Söz Varlığı Değişmeleri
Tarih: 12 Haziran 2014 | Bölüm: Söz Varlığı | Yorumlar: Yorum yok.
Dünyadaki dışa açık tüm toplumlar, türlü yollarla birbirlerini etkilemektedir. Uluslar arasındaki ticaret, eğitim – öğretim etkinlikleri, siyasal ve dinî etkiler, teknolojik gelişmeler, savaş ve göç gibi ilişkiler toplumların etkileşime geçmelerine yol açmaktadır. Bu durum, süreç içerisinde ulusların maddi ve manevi değerlerinde değişiklik yaratır. Değişikliğin en çok yaşandığı milli değer ise, “dil” olmaktadır.
Dilin özellikle “söz varlığı” boyutu, toplumların kurdukları ilişkiden birincil olarak etkilenmektedir. Çünkü “dilin söz varlığı dış etkilere en açık alandır. Toplumdaki ve evrendeki her değişme öncelikle söz varlığına yansımakta, buna koşut olarak dilin öteki düzeylerini de etkilenmektedir” (İmer, 1998: 1). Bu nedenle toplumlar arasındaki ilişkiler süreci, dilin söz varlığı veya dil bilgisi boyutundaki değişiklikleri de beraberinde getirmektedir.

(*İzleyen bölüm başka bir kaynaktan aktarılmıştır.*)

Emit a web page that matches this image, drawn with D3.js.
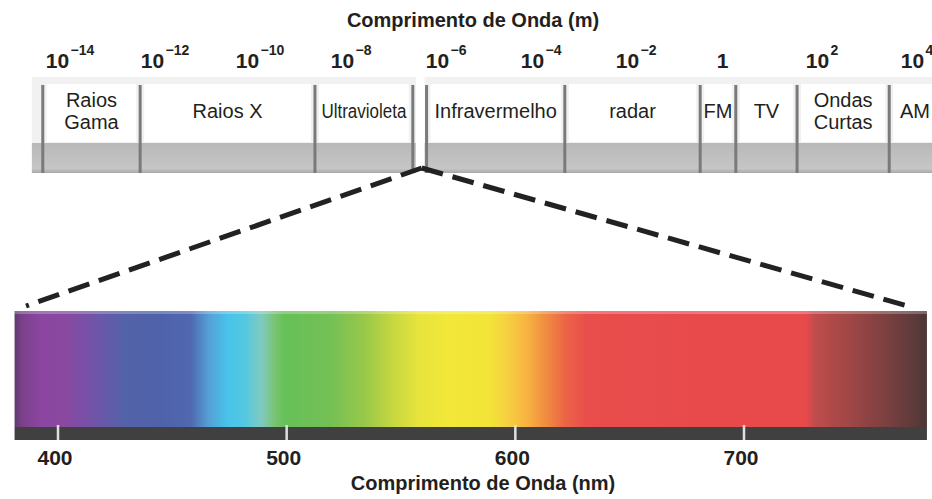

Söz varlığı değişmeleri, genellikle “gereksinim” ve “özenti” sonucunda yabancı dillerden alıntılar yapma ile meydana gelmektedir. Gereksinim sonucunda alıntı yapma, ulusların çağdaşlaşma yolunda bilim ve tekniği takip etmesi adına yapıldığından, dilin zenginleşmesini sağlayabilir. Fakat özenti sonucunda yapılan alıntılar, dilin yabancılaşmasına ve kendi söz varlığına zarar vererek, onu unutulmaya mahkûm etmesine neden olmaktadır. Kuşkusuz ki yaşayan dünya dilleri arasında “saf dil” yoktur ve yabancı dillerle etkileşime girmek, dilin söz varlığının zenginleşmesini sağlayabilir. Fakat alıntıların sayısı artınca, söz varlığının yok olma tehdidi ortaya çıkmakta ve zamanla dilin kendi sonunu hazırlamasına yol açmaktadır.